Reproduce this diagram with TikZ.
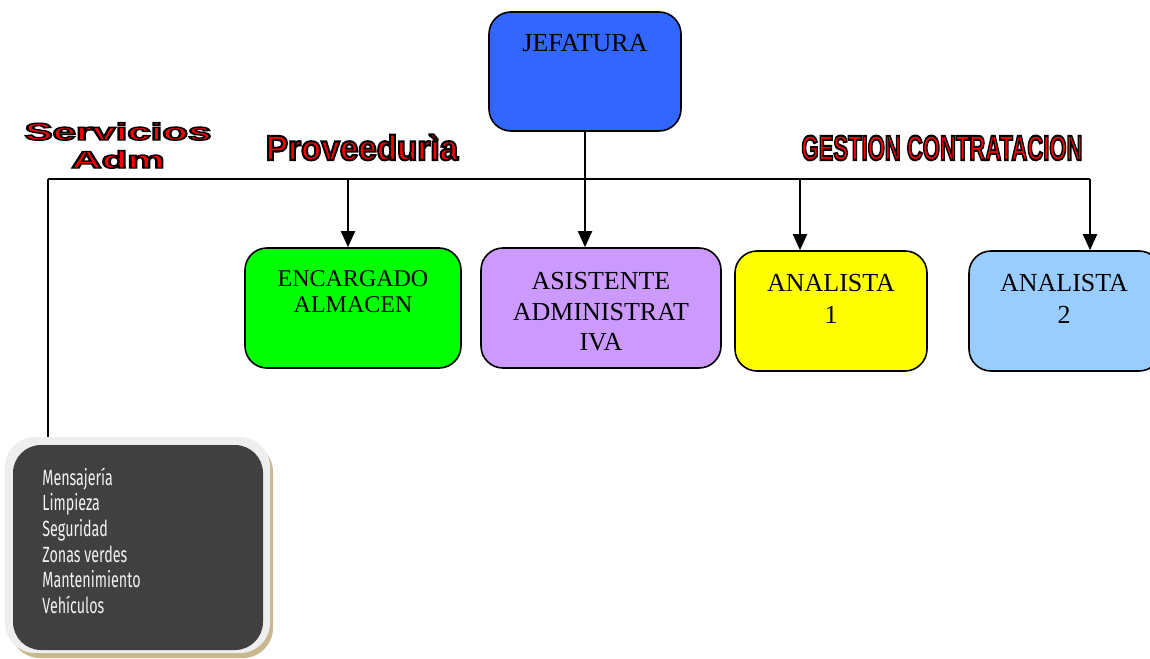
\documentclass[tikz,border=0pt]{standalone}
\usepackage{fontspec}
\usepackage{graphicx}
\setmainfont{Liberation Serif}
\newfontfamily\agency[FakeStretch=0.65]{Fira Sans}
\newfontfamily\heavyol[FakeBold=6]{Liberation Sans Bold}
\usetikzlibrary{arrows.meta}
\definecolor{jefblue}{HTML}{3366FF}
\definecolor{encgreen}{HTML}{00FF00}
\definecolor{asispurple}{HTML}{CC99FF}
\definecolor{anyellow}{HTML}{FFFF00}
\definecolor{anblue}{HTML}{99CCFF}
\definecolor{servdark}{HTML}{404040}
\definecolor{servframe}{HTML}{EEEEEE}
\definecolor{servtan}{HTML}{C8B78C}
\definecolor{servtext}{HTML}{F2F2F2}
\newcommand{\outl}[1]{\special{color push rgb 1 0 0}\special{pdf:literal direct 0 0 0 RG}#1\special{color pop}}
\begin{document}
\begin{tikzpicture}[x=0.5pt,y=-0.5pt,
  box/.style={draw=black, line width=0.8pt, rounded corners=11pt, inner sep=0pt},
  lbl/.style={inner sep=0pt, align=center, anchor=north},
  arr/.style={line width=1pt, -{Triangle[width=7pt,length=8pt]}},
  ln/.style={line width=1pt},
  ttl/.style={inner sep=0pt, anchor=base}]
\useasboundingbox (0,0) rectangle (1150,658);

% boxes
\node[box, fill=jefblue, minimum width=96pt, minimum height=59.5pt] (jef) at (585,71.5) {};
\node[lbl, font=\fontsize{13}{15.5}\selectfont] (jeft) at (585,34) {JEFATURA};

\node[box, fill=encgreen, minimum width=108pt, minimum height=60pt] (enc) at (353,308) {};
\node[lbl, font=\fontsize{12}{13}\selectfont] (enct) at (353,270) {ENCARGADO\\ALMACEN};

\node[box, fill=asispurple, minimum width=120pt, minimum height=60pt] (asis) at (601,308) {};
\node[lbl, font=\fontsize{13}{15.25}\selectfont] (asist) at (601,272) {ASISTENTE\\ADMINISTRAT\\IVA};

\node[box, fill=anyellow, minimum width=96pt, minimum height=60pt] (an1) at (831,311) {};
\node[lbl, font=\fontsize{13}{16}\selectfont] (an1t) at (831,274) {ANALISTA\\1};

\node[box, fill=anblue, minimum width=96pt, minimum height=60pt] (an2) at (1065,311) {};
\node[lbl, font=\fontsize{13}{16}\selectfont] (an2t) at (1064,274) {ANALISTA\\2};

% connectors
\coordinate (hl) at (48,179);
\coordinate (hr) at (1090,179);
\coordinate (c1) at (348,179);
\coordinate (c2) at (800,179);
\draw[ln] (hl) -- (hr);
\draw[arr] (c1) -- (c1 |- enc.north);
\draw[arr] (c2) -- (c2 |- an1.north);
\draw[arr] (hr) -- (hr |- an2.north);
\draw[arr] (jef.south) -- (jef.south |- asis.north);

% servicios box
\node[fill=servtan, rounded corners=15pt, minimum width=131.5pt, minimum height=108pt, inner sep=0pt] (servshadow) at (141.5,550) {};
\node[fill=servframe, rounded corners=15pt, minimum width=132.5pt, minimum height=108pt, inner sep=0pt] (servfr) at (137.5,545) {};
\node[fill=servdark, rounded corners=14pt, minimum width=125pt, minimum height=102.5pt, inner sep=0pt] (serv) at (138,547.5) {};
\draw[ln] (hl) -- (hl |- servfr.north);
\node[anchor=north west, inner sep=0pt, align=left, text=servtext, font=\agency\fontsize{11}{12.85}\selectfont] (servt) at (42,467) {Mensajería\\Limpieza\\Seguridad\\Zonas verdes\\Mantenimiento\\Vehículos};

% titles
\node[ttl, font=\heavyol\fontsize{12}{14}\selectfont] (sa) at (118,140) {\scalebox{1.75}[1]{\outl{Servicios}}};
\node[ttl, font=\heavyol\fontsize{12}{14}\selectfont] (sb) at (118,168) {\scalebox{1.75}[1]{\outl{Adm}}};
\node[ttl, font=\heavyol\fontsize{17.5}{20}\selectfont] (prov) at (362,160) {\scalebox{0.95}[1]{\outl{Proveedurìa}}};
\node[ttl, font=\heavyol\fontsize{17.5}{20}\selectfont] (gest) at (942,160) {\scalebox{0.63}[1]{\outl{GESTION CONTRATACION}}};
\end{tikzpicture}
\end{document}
§
_CHALLENGE_.
Without the pictures, print the whole listing exactly as given.

_EXERCISE SOLUTION_.
Reproduce this diagram with TikZ.
\documentclass[tikz,border=0pt]{standalone}
\usepackage{fontspec}
\usepackage{graphicx}
\setmainfont{Liberation Serif}
\newfontfamily\agency[FakeStretch=0.65]{Fira Sans}
\newfontfamily\heavyol[FakeBold=6]{Liberation Sans Bold}
\usetikzlibrary{arrows.meta}
\definecolor{jefblue}{HTML}{3366FF}
\definecolor{encgreen}{HTML}{00FF00}
\definecolor{asispurple}{HTML}{CC99FF}
\definecolor{anyellow}{HTML}{FFFF00}
\definecolor{anblue}{HTML}{99CCFF}
\definecolor{servdark}{HTML}{404040}
\definecolor{servframe}{HTML}{EEEEEE}
\definecolor{servtan}{HTML}{C8B78C}
\definecolor{servtext}{HTML}{F2F2F2}
\newcommand{\outl}[1]{\special{color push rgb 1 0 0}\special{pdf:literal direct 0 0 0 RG}#1\special{color pop}}
\begin{document}
\begin{tikzpicture}[x=0.5pt,y=-0.5pt,
  box/.style={draw=black, line width=0.8pt, rounded corners=11pt, inner sep=0pt},
  lbl/.style={inner sep=0pt, align=center, anchor=north},
  arr/.style={line width=1pt, -{Triangle[width=7pt,length=8pt]}},
  ln/.style={line width=1pt},
  ttl/.style={inner sep=0pt, anchor=base}]
\useasboundingbox (0,0) rectangle (1150,658);

% boxes
\node[box, fill=jefblue, minimum width=96pt, minimum height=59.5pt] (jef) at (585,71.5) {};
\node[lbl, font=\fontsize{13}{15.5}\selectfont] (jeft) at (585,34) {JEFATURA};

\node[box, fill=encgreen, minimum width=108pt, minimum height=60pt] (enc) at (353,308) {};
\node[lbl, font=\fontsize{12}{13}\selectfont] (enct) at (353,270) {ENCARGADO\\ALMACEN};

\node[box, fill=asispurple, minimum width=120pt, minimum height=60pt] (asis) at (601,308) {};
\node[lbl, font=\fontsize{13}{15.25}\selectfont] (asist) at (601,272) {ASISTENTE\\ADMINISTRAT\\IVA};

\node[box, fill=anyellow, minimum width=96pt, minimum height=60pt] (an1) at (831,311) {};
\node[lbl, font=\fontsize{13}{16}\selectfont] (an1t) at (831,274) {ANALISTA\\1};

\node[box, fill=anblue, minimum width=96pt, minimum height=60pt] (an2) at (1065,311) {};
\node[lbl, font=\fontsize{13}{16}\selectfont] (an2t) at (1064,274) {ANALISTA\\2};

% connectors
\coordinate (hl) at (48,179);
\coordinate (hr) at (1090,179);
\coordinate (c1) at (348,179);
\coordinate (c2) at (800,179);
\draw[ln] (hl) -- (hr);
\draw[arr] (c1) -- (c1 |- enc.north);
\draw[arr] (c2) -- (c2 |- an1.north);
\draw[arr] (hr) -- (hr |- an2.north);
\draw[arr] (jef.south) -- (jef.south |- asis.north);

% servicios box
\node[fill=servtan, rounded corners=15pt, minimum width=131.5pt, minimum height=108pt, inner sep=0pt] (servshadow) at (141.5,550) {};
\node[fill=servframe, rounded corners=15pt, minimum width=132.5pt, minimum height=108pt, inner sep=0pt] (servfr) at (137.5,545) {};
\node[fill=servdark, rounded corners=14pt, minimum width=125pt, minimum height=102.5pt, inner sep=0pt] (serv) at (138,547.5) {};
\draw[ln] (hl) -- (hl |- servfr.north);
\node[anchor=north west, inner sep=0pt, align=left, text=servtext, font=\agency\fontsize{11}{12.85}\selectfont] (servt) at (42,467) {Mensajería\\Limpieza\\Seguridad\\Zonas verdes\\Mantenimiento\\Vehículos};

% titles
\node[ttl, font=\heavyol\fontsize{12}{14}\selectfont] (sa) at (118,140) {\scalebox{1.75}[1]{\outl{Servicios}}};
\node[ttl, font=\heavyol\fontsize{12}{14}\selectfont] (sb) at (118,168) {\scalebox{1.75}[1]{\outl{Adm}}};
\node[ttl, font=\heavyol\fontsize{17.5}{20}\selectfont] (prov) at (362,160) {\scalebox{0.95}[1]{\outl{Proveedurìa}}};
\node[ttl, font=\heavyol\fontsize{17.5}{20}\selectfont] (gest) at (942,160) {\scalebox{0.63}[1]{\outl{GESTION CONTRATACION}}};
\end{tikzpicture}
\end{document}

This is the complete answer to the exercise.